Windows PCs, on the other hand, saw sales increase by 13 percent.
Lets see them keep singing to the tune of "We don't know how to make a $500 computer that's not a piece of junk." It's too bad that it seems everybody else does Apple...
Also, if you think apple will live up to their threats on palms pre interface think again. Engadget.com did a nice little comparison of pattent infringments between the two devices (remember, between their many devices since 1992 palm has made something with pretty much every feature the Iphone has...)
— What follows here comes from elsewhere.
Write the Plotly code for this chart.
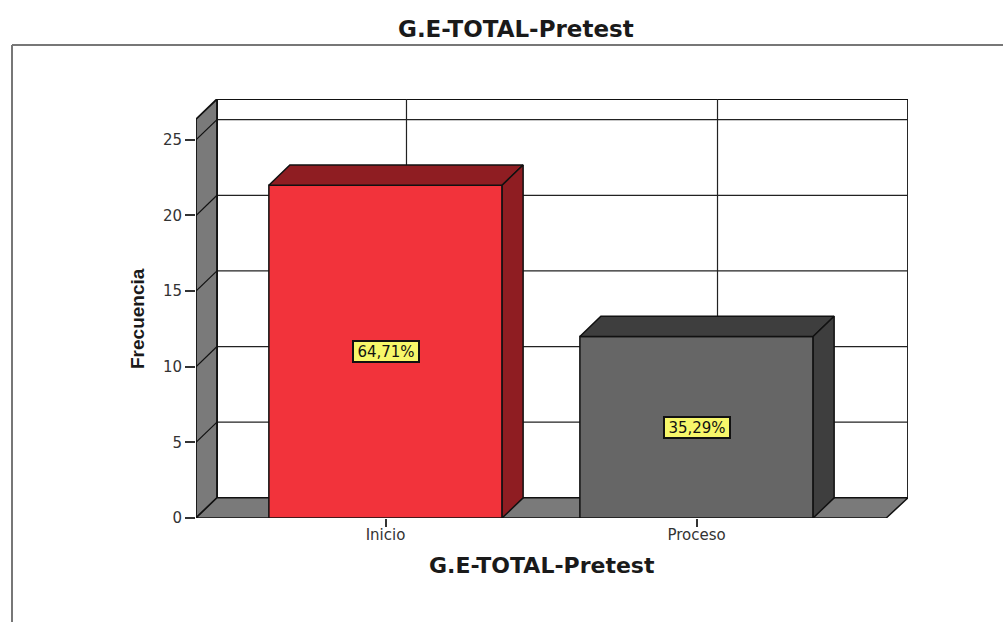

If you're going to say that the Pre crosses the boundaries of Apple's spring-back edge scrolling patent, you're really not in a position to say that the iPhone doesn't similarly ape Palm's call-management patent -- or the brightness patent, or the contacts patent, or the dim-during-sync patent, or... you get the idea. Apple might be the more infamous IP juggernaut, but Palm has literally hundreds of patents of its own, and we managed to dig up four that seem to directly implicate the iPhone in just a few hours of searching. Imagine what Palm's lawyers could do, armed with their actual knowledge of what Palm owns and the motivation of some serious hourly fees.
Speaking of tidy sums, we haven't even begun to talk about the money involved here, and it's a lot -- enough to seriously tip the scales. Let's say Palm were to win: not only might Apple lose its patents, the court would at the very least award Palm royalties for the patents the iPhone infringes, and at over 16m iPhones sold so far, even a few percentage points adds up fast -- we're talking hundreds of millions of dollars. If Apple wins? Well, Palm hasn't sold any Pres yet, so its exposure to royalty payments is much lower -- and potentially losing some older patents it may or may not even be using doesn't seem like a terrible punishment.
1 comment:
That would be such a fun court case...
What I don't understand is why, if plam has a good case and many millions to gain, they don't sue over it. I mean if these sorts of patents cant be enforced then why should the exist at all?